┌──

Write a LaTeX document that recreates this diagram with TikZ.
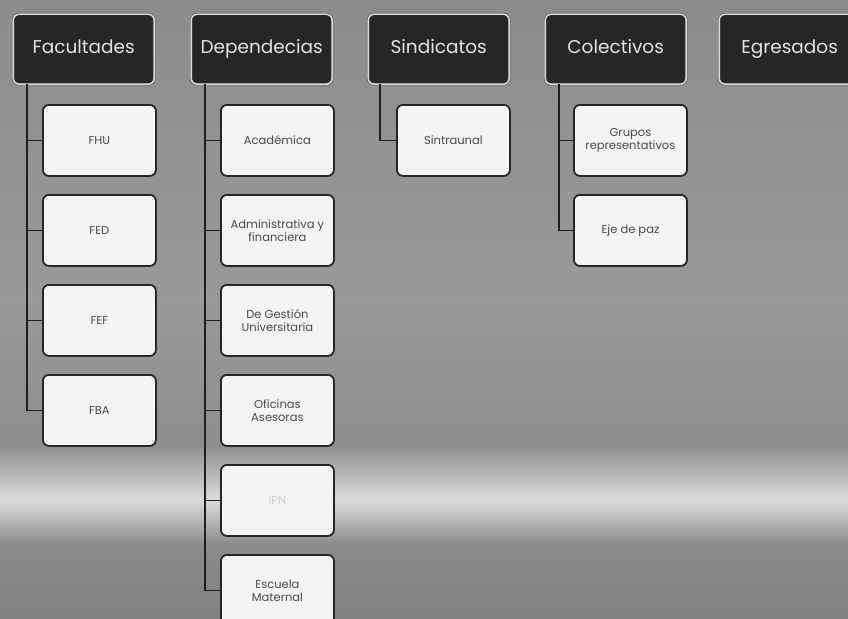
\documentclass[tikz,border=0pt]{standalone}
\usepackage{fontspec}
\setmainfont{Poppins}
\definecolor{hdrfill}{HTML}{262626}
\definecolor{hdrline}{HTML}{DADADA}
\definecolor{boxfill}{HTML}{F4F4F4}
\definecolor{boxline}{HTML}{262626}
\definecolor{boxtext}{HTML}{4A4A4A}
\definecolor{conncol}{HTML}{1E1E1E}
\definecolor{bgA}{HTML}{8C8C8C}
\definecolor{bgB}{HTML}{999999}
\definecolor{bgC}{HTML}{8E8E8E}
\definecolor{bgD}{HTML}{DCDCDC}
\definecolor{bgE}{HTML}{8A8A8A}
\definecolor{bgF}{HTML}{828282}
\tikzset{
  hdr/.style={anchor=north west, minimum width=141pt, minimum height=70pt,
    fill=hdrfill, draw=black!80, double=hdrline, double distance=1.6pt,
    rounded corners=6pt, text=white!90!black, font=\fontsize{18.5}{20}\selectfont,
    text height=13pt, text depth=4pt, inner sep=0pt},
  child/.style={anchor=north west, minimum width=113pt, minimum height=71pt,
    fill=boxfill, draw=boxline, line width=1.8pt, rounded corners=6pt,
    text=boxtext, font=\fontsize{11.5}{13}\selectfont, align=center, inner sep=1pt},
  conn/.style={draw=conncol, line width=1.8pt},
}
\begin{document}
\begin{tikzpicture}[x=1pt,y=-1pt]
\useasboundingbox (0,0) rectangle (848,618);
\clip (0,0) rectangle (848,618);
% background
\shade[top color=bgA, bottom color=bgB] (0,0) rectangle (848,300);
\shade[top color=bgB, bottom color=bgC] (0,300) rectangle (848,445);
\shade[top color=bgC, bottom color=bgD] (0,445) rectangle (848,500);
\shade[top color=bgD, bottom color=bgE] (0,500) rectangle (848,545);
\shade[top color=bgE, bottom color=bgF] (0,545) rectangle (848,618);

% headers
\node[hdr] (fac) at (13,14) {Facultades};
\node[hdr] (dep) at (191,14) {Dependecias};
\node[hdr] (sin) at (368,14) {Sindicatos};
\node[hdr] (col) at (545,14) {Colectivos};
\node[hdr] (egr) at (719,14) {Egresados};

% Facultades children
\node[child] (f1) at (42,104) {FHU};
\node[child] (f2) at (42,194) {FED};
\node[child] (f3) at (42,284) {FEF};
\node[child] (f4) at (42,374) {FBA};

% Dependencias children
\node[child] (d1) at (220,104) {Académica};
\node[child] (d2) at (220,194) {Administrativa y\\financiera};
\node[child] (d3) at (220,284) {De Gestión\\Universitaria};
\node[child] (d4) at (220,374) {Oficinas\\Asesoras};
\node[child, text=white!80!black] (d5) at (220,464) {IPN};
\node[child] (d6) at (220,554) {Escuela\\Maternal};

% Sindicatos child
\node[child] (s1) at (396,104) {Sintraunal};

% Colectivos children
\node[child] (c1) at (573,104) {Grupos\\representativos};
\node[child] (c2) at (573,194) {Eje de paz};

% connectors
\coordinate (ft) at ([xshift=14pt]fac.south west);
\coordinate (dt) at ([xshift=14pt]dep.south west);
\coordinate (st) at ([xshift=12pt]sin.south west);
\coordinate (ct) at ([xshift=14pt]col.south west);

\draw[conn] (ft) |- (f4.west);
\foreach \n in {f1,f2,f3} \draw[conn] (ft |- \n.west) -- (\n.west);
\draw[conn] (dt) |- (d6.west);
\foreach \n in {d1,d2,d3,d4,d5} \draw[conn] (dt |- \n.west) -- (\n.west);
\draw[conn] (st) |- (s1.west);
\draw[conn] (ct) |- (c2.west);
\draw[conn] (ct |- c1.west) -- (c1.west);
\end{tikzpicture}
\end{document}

└──

→ TASK TO CARRY OUT: Set every line down exactly as written, leaving each picture out.

→ RESPONSE TO THIS TASK:
Write a LaTeX document that recreates this diagram with TikZ.
\documentclass[tikz,border=0pt]{standalone}
\usepackage{fontspec}
\setmainfont{Poppins}
\definecolor{hdrfill}{HTML}{262626}
\definecolor{hdrline}{HTML}{DADADA}
\definecolor{boxfill}{HTML}{F4F4F4}
\definecolor{boxline}{HTML}{262626}
\definecolor{boxtext}{HTML}{4A4A4A}
\definecolor{conncol}{HTML}{1E1E1E}
\definecolor{bgA}{HTML}{8C8C8C}
\definecolor{bgB}{HTML}{999999}
\definecolor{bgC}{HTML}{8E8E8E}
\definecolor{bgD}{HTML}{DCDCDC}
\definecolor{bgE}{HTML}{8A8A8A}
\definecolor{bgF}{HTML}{828282}
\tikzset{
  hdr/.style={anchor=north west, minimum width=141pt, minimum height=70pt,
    fill=hdrfill, draw=black!80, double=hdrline, double distance=1.6pt,
    rounded corners=6pt, text=white!90!black, font=\fontsize{18.5}{20}\selectfont,
    text height=13pt, text depth=4pt, inner sep=0pt},
  child/.style={anchor=north west, minimum width=113pt, minimum height=71pt,
    fill=boxfill, draw=boxline, line width=1.8pt, rounded corners=6pt,
    text=boxtext, font=\fontsize{11.5}{13}\selectfont, align=center, inner sep=1pt},
  conn/.style={draw=conncol, line width=1.8pt},
}
\begin{document}
\begin{tikzpicture}[x=1pt,y=-1pt]
\useasboundingbox (0,0) rectangle (848,618);
\clip (0,0) rectangle (848,618);
% background
\shade[top color=bgA, bottom color=bgB] (0,0) rectangle (848,300);
\shade[top color=bgB, bottom color=bgC] (0,300) rectangle (848,445);
\shade[top color=bgC, bottom color=bgD] (0,445) rectangle (848,500);
\shade[top color=bgD, bottom color=bgE] (0,500) rectangle (848,545);
\shade[top color=bgE, bottom color=bgF] (0,545) rectangle (848,618);

% headers
\node[hdr] (fac) at (13,14) {Facultades};
\node[hdr] (dep) at (191,14) {Dependecias};
\node[hdr] (sin) at (368,14) {Sindicatos};
\node[hdr] (col) at (545,14) {Colectivos};
\node[hdr] (egr) at (719,14) {Egresados};

% Facultades children
\node[child] (f1) at (42,104) {FHU};
\node[child] (f2) at (42,194) {FED};
\node[child] (f3) at (42,284) {FEF};
\node[child] (f4) at (42,374) {FBA};

% Dependencias children
\node[child] (d1) at (220,104) {Académica};
\node[child] (d2) at (220,194) {Administrativa y\\financiera};
\node[child] (d3) at (220,284) {De Gestión\\Universitaria};
\node[child] (d4) at (220,374) {Oficinas\\Asesoras};
\node[child, text=white!80!black] (d5) at (220,464) {IPN};
\node[child] (d6) at (220,554) {Escuela\\Maternal};

% Sindicatos child
\node[child] (s1) at (396,104) {Sintraunal};

% Colectivos children
\node[child] (c1) at (573,104) {Grupos\\representativos};
\node[child] (c2) at (573,194) {Eje de paz};

% connectors
\coordinate (ft) at ([xshift=14pt]fac.south west);
\coordinate (dt) at ([xshift=14pt]dep.south west);
\coordinate (st) at ([xshift=12pt]sin.south west);
\coordinate (ct) at ([xshift=14pt]col.south west);

\draw[conn] (ft) |- (f4.west);
\foreach \n in {f1,f2,f3} \draw[conn] (ft |- \n.west) -- (\n.west);
\draw[conn] (dt) |- (d6.west);
\foreach \n in {d1,d2,d3,d4,d5} \draw[conn] (dt |- \n.west) -- (\n.west);
\draw[conn] (st) |- (s1.west);
\draw[conn] (ct) |- (c2.west);
\draw[conn] (ct |- c1.west) -- (c1.west);
\end{tikzpicture}
\end{document}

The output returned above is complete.